4:00-5:00 PM – Peel and cut the potatoes and put them in a large pot covered with cold water.  Start the red cabbage at 4:30. It takes 1 1/2 hours to cook down. Pace yourself – the next hour will be intense!

5:00-6:00 PM:

  • Start the potatoes.
  • The turkey is ready to come out of the oven at around 5:15 PM. When the turkey comes out of the oven, pop the dressing in.
  • Remove the turkey from the roasting pan and set it on a large cutting board with a gutter to catch the juices. Cover with foil.
  • Make the gravy.
  • Start the carrots.
  • 5:45 PM – The potatoes will be done. Pull the dressing from the oven. and cover with foil.
  • Turn the oven off and put all the platters and serving dishes into it – so they warm in the residual heat.
  • Mash the potatoes and put them in a double boiler over low heat with a lid on top.
  • In a large heavy saute pan, heat the beans in olive oil and butter and season with lemon rind, salt and pepper. Toss in the almonds.
  • Finish the carrots.
  •  As you are doing the vegetables, ask someone to carve the turkey. I have Martin all lined up.
  • While the turkey is being carved, put the carrots, beans, and cabbage in the warm serving dishes, the potatoes in a hot bowl. Put the gravy in the gravy boat.
  • Set everything out on the table and call everyone to dinner.
It’s a little weird to write this without a set menu and recipes, so here is what I happen to be serving:
  • My neighbor is bringing an appetizer and I will serve the Cranberry Shrub cocktail with it
  • Turkey ( I bought a Heritage Bird and brined it.)
  • Cornbread Stuffing with Sausage, Apples, Pecans and Dried Sour Cherries
  • Buttermilk Mashed Potatoes
  • Maple Glazed Carrots
  • Haricot Vert with Brown Butter Almonds and Lemon Zest
  • Sweet and Sour Red Cabbage
  • Orange Cranberry Sauce
  • Apple Pie and whipped cream
  • My aunt is also bringing a dessert

And that is that. I just hope I remember to take a picture.

Cranberry Shrub

Well, I didn’t quite get to writing up the Cranberry Shrub right away as I promised. Since Friday I have made cornbread and orange scented cranberry sauce though. And the brine for the turkey, although I still don’t have space in the refrigerator so I can store it. It’s going to have to stay on the back stoop, the lid tied on with kitchen twine, so the raccoons don’t try to wash something in it or tip it out. There was a huge one walking along the fence last week.

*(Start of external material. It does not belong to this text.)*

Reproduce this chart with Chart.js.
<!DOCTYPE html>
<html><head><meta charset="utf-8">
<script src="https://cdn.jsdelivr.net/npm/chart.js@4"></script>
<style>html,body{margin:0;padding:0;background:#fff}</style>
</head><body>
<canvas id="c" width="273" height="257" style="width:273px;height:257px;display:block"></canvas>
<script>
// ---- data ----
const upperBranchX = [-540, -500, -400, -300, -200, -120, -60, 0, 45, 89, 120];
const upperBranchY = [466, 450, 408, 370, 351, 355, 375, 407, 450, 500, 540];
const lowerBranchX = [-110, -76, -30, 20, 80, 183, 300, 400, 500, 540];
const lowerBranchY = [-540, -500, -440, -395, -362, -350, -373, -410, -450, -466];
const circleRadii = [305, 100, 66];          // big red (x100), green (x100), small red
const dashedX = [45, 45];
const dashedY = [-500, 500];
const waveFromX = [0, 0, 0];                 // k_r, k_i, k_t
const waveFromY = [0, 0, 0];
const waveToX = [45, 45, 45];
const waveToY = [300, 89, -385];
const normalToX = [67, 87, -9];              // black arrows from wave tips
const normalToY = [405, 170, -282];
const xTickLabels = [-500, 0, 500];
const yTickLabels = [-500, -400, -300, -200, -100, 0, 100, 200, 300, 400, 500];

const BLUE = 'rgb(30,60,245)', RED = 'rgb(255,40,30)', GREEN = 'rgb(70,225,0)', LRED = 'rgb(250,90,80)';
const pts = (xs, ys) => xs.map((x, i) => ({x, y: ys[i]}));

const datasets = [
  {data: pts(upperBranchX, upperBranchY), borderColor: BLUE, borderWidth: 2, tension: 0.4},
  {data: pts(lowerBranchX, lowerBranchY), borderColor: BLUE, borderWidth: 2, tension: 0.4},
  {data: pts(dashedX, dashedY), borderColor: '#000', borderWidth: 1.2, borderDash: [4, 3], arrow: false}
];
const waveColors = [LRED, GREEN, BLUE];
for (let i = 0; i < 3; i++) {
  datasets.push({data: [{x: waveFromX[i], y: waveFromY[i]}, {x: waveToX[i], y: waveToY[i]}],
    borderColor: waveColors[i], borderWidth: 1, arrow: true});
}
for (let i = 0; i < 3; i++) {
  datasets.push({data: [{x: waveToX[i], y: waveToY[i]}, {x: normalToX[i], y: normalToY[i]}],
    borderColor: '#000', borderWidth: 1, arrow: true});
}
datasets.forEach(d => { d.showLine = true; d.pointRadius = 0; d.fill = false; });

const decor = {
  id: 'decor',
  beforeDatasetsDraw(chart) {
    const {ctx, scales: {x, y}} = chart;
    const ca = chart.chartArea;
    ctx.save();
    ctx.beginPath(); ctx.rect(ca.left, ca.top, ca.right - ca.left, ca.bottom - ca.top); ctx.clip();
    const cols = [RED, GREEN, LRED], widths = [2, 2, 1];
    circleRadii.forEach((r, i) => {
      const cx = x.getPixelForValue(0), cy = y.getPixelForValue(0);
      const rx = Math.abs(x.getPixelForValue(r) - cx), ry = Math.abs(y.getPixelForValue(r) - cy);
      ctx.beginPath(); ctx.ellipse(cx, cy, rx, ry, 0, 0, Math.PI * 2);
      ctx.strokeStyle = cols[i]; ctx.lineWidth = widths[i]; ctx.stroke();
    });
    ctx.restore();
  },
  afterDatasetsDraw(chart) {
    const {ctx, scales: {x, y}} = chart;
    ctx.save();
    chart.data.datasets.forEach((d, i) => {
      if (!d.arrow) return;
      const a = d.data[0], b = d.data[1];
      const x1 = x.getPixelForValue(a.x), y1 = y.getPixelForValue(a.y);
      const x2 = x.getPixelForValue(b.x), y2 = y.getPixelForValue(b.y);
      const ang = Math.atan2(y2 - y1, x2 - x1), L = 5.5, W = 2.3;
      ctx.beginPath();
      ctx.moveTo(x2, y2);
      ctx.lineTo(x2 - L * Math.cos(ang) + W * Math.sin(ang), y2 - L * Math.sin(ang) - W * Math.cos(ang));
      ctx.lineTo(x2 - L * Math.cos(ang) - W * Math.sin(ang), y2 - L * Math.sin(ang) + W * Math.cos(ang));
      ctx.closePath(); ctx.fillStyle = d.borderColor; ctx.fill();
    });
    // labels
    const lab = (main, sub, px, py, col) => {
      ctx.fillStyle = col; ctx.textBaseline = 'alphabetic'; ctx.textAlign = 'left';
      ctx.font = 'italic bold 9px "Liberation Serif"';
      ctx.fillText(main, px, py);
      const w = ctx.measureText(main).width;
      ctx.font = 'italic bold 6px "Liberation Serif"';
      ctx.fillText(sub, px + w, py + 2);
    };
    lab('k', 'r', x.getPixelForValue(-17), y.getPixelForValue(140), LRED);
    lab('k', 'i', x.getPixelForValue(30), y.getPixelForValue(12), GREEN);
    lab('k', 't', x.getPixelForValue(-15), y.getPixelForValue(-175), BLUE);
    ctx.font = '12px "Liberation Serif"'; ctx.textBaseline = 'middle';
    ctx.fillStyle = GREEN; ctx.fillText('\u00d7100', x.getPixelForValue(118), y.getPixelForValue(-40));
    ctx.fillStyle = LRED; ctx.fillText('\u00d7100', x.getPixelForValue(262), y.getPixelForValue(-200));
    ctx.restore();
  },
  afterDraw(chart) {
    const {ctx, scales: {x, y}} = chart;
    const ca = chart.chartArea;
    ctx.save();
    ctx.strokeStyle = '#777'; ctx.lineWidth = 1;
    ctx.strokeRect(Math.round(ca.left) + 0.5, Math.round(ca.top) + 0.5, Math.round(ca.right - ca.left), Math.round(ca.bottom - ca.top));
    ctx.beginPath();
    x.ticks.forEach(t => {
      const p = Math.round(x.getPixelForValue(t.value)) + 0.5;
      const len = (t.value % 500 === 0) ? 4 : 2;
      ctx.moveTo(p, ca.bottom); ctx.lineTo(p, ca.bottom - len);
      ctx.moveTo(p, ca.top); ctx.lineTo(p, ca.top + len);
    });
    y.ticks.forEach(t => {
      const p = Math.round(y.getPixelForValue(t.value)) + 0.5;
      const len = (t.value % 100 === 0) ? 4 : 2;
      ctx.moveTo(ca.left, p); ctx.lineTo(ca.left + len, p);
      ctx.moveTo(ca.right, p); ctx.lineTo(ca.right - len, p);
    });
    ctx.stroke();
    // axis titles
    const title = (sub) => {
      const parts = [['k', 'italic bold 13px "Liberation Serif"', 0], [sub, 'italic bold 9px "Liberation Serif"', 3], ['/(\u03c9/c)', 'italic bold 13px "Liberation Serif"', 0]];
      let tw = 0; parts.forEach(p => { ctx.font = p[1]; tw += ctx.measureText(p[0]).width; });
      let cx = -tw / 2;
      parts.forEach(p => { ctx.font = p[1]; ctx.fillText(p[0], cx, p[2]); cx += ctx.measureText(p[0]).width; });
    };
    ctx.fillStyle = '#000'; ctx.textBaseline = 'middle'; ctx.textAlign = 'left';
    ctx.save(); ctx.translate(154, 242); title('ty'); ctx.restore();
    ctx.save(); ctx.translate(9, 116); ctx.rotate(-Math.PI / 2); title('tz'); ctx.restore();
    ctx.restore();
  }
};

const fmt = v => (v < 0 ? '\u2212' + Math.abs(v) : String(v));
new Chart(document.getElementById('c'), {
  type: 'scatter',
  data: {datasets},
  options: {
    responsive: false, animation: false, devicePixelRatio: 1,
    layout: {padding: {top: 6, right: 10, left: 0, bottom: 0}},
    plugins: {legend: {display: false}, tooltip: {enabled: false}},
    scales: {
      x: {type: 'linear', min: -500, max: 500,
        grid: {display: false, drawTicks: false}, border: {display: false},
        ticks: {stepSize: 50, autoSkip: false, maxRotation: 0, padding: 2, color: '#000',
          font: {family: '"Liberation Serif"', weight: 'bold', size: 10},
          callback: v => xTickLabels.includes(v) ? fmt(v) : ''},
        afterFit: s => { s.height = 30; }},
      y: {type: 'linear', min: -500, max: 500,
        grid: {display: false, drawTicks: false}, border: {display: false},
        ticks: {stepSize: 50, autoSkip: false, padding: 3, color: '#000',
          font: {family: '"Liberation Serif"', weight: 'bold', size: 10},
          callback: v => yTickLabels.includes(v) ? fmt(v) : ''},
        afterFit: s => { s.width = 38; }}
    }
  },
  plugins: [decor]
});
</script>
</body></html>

I’ve hung some pictures that have been leaning against a wall for months and scrubbed the revolting front hall rug. Dusted the bookshelves by the stair. Polished the fiddly silver salt cellars and pepper shakers, even though I-never-in-a-million-years would season something with pre-ground pepper. Then I washed something sticky from the pewter candlesticks. One good side effect of having a serious dinner at your house is that you see all the grubby parts and get around to dealing with them. One thing I haven’t gotten to yet is the pie crust. First thing tomorrow then.

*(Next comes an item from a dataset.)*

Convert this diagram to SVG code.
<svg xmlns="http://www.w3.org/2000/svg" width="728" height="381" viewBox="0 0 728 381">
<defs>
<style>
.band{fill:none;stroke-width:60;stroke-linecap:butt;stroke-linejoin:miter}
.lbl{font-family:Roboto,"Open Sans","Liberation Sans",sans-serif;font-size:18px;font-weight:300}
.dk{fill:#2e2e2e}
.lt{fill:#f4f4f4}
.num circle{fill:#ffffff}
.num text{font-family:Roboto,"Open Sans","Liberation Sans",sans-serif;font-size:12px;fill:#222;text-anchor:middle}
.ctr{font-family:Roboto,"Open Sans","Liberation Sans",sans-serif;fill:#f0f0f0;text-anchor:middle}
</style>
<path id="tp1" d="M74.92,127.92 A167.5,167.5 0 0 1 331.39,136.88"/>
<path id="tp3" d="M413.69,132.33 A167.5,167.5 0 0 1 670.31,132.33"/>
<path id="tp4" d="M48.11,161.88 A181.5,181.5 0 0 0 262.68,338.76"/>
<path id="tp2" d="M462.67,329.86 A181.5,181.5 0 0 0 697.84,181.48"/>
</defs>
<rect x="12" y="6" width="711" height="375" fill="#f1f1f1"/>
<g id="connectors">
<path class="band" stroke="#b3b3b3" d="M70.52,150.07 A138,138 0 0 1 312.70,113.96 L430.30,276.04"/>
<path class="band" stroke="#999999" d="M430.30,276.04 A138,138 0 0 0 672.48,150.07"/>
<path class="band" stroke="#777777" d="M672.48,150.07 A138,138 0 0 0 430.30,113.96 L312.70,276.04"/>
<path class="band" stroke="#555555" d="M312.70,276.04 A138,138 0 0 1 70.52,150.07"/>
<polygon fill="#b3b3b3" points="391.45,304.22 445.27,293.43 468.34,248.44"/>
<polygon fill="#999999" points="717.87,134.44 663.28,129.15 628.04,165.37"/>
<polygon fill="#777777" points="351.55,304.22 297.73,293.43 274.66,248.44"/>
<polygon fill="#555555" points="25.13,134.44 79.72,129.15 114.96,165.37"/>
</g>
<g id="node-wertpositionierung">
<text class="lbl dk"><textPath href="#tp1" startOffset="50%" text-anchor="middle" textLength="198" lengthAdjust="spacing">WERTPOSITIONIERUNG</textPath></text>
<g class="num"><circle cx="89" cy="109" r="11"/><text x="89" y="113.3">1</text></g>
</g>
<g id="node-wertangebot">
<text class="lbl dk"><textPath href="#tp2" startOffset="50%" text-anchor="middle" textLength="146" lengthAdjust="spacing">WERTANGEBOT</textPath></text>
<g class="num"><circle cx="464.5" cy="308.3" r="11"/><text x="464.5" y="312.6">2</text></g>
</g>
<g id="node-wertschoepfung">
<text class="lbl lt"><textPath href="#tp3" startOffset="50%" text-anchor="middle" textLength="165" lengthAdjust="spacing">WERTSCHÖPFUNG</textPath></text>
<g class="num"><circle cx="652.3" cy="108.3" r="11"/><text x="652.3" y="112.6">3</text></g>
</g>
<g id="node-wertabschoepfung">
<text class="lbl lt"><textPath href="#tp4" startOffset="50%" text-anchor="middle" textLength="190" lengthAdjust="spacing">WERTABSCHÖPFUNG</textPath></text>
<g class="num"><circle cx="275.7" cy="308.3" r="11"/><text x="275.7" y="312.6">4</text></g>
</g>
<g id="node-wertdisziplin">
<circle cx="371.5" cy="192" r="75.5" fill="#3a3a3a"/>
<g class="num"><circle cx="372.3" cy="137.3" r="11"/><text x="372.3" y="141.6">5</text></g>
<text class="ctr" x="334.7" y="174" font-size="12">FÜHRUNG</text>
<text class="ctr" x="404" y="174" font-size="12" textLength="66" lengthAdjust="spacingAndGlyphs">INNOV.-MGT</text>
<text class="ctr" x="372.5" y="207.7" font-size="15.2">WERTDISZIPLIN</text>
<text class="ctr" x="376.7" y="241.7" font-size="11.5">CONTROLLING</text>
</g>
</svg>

You can fit the shrub almost anywhere in your plan, it’s quick.

Cranberry Shrub

  • 12 ounces fresh cranberries (a bag of cranberries is usually 12 ounces)
  • 1 cup of sugar
  • 3/4 cup red wine vinegar
  • 1 tsp grapefruit zest
  • 2 tbsp fresh grapefruit juice
  1. Put all the ingredients into a medium sized saucepan and over medium heat, bring to a simmer. Turn down the heat and keep at a gentle simmer for 5 minutes until most of the cranberries have burst.
  2. Strain and discard pulp. Chill. Keep for up to three months

What do you do with it?! For children, mix it with club soda or ginger ale – 1 part shrub to 2 parts fizzy stuff. For grown-ups, it’s even more fun. Substitute 2 parts prosecco for the ginger ale. Or go even more crazy. Add some gin and several muddled mint leaves and top up with ginger ale. Or add a squeeze of lime, some gin, a splash of club soda and garnish with a twist of lime peel. Make a version of kir with white wine. There’s a lot of room to play. Have fun!